Instructions to follow:
Copy nothing but the stretch that opens with the line containing "What Altair code" and closes with the line containing "import pandas as pd". Keep pictures out.

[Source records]
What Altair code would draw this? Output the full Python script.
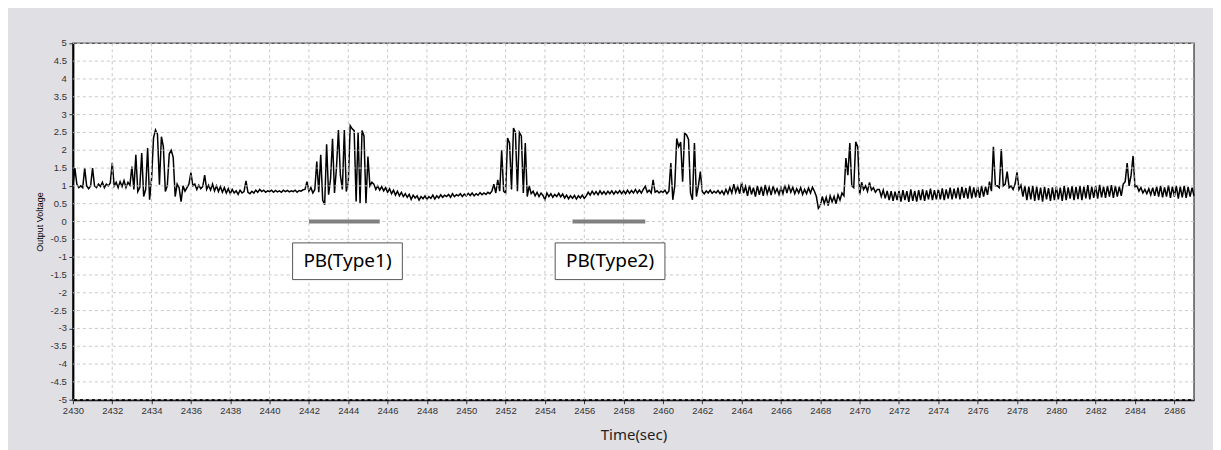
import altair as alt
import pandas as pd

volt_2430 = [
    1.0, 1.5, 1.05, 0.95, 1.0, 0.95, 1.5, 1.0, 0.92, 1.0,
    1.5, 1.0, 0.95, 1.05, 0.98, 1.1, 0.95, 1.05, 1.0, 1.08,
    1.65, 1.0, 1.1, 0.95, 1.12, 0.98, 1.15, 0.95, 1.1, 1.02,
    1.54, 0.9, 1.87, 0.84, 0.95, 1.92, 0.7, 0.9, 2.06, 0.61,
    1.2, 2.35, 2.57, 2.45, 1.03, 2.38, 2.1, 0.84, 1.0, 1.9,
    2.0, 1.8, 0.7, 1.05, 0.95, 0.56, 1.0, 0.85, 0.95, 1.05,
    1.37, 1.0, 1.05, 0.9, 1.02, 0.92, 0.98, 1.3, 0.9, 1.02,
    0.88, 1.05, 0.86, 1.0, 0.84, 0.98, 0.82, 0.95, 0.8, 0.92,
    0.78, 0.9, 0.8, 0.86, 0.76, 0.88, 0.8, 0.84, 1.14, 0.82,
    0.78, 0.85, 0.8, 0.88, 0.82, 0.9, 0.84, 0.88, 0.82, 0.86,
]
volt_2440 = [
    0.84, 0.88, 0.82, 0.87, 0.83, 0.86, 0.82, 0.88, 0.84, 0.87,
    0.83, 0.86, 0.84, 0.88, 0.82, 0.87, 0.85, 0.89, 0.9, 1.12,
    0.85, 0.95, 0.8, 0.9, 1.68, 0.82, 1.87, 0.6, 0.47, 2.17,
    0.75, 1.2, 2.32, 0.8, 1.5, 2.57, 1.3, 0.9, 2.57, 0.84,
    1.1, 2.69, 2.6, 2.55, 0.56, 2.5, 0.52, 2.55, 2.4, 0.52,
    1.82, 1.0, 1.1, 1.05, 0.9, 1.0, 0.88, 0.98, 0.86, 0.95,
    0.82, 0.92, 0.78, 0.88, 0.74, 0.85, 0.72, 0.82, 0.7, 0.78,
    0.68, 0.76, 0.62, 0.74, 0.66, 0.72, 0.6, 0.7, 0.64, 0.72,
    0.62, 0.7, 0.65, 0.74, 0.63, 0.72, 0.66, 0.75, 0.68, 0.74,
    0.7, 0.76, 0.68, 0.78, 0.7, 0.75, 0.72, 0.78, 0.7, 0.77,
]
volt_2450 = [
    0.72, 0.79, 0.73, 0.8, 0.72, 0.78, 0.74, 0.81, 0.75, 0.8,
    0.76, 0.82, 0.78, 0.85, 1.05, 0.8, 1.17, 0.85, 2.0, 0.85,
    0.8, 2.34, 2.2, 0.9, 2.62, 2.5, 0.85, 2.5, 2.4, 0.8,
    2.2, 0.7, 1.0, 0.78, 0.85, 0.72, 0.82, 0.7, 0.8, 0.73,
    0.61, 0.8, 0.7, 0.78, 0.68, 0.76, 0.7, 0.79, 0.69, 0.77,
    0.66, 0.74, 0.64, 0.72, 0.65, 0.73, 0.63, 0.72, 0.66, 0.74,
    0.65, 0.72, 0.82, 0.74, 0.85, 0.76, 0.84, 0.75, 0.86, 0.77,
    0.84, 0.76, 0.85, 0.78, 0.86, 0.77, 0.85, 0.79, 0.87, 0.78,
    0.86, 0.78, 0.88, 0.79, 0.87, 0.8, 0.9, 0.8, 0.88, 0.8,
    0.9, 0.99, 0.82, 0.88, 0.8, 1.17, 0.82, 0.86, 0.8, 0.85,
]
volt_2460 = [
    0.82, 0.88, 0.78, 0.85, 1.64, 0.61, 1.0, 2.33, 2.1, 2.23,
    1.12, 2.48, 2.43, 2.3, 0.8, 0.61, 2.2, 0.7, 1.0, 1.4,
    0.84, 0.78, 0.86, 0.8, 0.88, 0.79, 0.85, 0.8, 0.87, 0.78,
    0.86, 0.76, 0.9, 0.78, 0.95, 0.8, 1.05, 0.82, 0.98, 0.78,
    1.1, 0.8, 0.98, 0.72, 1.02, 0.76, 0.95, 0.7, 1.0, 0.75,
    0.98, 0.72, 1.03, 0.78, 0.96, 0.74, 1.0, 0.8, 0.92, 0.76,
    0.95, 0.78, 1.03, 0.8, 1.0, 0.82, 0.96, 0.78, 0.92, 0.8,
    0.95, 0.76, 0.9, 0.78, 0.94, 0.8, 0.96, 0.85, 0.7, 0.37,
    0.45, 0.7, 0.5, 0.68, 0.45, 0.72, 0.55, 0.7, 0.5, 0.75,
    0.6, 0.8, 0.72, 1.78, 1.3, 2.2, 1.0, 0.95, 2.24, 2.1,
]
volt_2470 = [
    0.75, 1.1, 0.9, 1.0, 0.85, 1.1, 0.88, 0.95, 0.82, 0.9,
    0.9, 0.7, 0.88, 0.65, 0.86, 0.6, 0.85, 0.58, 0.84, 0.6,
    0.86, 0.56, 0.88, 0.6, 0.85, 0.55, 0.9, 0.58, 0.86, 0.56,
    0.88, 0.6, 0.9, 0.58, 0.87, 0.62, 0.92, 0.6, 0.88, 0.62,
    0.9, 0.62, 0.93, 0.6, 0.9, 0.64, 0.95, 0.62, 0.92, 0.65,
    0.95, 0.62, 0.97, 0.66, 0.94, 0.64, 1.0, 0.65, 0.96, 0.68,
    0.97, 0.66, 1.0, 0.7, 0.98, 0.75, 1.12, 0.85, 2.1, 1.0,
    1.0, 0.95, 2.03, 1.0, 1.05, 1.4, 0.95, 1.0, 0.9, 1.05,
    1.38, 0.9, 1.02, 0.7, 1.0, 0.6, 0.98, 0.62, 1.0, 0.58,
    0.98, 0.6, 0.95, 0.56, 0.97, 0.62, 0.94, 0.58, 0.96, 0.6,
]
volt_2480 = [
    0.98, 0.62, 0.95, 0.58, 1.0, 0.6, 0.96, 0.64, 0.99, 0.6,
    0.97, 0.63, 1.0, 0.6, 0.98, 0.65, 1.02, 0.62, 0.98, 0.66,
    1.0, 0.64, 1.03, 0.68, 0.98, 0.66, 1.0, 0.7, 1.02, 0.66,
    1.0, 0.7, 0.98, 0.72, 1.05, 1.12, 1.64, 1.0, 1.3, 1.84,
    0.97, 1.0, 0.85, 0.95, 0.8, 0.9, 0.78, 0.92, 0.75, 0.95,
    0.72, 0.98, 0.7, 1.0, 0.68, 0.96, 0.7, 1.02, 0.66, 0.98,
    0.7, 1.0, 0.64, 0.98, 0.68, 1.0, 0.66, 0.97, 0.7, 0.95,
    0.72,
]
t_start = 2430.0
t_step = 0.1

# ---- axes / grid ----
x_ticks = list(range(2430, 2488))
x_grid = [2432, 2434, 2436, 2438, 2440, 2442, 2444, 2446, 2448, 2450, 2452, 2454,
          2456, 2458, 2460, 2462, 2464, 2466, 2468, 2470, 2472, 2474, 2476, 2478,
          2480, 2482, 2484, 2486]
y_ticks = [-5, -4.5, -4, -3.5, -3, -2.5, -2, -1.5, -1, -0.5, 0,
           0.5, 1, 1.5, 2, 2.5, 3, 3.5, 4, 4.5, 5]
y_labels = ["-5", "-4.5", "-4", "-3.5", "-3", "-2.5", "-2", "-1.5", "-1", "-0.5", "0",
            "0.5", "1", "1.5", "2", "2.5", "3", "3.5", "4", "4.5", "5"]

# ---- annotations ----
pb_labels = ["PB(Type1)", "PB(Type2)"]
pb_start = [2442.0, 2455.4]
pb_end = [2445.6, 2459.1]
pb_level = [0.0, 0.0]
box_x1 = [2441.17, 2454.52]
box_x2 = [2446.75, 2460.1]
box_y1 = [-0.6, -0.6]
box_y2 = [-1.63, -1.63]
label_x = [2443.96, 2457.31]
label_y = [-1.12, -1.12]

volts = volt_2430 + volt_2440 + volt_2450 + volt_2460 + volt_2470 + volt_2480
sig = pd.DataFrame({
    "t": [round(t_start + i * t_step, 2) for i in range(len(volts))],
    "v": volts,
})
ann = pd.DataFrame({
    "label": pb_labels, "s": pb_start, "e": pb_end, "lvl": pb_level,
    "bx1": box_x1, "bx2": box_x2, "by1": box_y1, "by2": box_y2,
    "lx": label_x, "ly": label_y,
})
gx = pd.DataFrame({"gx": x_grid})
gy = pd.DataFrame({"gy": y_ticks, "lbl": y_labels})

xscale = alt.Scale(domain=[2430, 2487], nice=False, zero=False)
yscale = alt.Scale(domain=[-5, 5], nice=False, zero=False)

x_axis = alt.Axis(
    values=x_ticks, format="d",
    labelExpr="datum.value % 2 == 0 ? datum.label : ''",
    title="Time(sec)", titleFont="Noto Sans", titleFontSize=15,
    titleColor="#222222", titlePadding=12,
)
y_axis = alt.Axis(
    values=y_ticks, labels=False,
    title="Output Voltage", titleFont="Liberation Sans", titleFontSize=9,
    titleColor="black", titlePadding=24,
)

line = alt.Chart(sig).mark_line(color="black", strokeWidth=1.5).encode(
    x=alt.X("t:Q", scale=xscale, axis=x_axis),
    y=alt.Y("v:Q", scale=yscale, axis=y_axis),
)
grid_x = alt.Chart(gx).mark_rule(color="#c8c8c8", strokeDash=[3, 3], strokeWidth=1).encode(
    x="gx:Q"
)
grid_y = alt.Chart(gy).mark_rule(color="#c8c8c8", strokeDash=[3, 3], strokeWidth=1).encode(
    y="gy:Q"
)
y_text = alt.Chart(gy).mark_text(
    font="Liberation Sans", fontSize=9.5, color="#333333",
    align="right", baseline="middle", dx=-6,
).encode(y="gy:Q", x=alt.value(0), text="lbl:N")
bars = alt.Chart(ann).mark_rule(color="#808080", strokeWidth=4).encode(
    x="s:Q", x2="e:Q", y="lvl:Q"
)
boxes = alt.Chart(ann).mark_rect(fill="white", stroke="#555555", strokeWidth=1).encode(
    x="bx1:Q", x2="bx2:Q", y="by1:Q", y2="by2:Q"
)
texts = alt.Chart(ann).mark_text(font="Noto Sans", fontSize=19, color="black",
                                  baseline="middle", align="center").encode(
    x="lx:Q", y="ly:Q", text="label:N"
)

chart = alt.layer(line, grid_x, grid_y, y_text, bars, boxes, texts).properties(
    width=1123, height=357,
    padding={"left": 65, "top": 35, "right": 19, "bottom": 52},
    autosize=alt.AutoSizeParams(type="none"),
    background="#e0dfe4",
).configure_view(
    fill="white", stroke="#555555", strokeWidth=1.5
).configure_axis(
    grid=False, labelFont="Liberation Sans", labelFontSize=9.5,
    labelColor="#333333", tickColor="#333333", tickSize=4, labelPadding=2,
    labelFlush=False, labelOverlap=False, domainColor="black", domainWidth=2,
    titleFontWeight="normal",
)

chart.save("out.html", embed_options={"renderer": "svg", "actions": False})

==

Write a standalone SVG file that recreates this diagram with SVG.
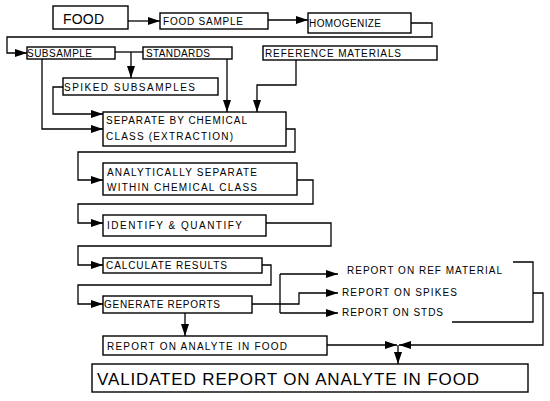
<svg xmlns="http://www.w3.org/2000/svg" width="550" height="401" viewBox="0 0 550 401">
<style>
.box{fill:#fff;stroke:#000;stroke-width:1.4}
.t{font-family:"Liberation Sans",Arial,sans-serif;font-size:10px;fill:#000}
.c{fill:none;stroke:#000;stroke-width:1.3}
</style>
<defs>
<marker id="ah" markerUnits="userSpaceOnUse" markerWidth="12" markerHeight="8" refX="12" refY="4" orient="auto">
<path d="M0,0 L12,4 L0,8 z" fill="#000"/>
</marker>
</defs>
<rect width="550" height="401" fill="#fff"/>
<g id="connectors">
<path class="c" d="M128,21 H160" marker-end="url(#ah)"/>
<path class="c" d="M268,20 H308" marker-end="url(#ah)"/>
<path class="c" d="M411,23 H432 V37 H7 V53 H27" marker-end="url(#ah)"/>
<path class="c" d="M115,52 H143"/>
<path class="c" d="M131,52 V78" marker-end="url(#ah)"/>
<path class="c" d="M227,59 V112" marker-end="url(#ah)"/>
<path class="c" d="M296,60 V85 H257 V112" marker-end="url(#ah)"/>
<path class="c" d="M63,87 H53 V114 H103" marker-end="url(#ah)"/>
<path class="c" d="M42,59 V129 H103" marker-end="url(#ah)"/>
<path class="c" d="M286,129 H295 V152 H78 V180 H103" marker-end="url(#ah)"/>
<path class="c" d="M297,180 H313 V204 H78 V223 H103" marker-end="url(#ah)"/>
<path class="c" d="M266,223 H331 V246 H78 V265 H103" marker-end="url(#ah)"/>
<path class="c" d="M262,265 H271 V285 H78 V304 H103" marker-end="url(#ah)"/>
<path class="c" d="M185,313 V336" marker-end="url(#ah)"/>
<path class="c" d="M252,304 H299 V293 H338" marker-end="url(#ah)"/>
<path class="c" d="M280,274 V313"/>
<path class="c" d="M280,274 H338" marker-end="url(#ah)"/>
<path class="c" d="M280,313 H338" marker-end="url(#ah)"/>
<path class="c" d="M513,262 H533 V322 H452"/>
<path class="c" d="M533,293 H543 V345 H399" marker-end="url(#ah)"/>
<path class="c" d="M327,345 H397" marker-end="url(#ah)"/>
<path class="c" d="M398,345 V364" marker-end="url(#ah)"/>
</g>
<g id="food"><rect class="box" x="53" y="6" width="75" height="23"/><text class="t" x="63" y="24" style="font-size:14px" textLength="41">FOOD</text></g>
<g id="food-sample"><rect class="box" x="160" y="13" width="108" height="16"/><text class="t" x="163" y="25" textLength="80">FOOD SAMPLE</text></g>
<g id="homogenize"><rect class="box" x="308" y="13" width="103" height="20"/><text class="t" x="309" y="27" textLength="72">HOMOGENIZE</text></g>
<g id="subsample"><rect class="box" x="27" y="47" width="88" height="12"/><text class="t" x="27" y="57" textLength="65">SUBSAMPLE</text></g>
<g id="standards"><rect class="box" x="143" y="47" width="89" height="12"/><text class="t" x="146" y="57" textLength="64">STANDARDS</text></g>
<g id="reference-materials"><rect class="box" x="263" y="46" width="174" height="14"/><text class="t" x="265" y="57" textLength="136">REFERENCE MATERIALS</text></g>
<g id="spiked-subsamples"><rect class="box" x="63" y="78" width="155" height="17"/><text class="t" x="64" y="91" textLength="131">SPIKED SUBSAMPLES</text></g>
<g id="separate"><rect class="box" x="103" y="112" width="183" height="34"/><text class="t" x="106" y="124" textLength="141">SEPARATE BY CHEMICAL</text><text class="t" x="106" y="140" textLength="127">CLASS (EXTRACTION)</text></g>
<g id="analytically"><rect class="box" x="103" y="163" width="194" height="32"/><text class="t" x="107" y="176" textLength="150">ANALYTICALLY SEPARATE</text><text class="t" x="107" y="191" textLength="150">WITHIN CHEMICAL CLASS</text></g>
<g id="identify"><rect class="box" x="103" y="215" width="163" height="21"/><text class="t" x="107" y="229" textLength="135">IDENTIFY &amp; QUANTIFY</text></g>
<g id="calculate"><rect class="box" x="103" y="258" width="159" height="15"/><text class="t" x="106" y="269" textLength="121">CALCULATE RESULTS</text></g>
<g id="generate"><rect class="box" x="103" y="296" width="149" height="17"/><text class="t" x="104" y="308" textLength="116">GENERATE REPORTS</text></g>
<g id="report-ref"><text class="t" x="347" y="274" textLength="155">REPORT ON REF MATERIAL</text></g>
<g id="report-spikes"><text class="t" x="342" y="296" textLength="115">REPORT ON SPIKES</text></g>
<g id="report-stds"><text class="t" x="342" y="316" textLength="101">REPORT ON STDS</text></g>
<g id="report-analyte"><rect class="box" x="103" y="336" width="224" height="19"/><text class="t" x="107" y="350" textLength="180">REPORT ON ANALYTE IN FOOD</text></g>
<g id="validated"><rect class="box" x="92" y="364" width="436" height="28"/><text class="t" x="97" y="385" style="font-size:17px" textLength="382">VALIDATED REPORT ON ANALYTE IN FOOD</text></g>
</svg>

Result below:
What Altair code would draw this? Output the full Python script.
import altair as alt
import pandas as pd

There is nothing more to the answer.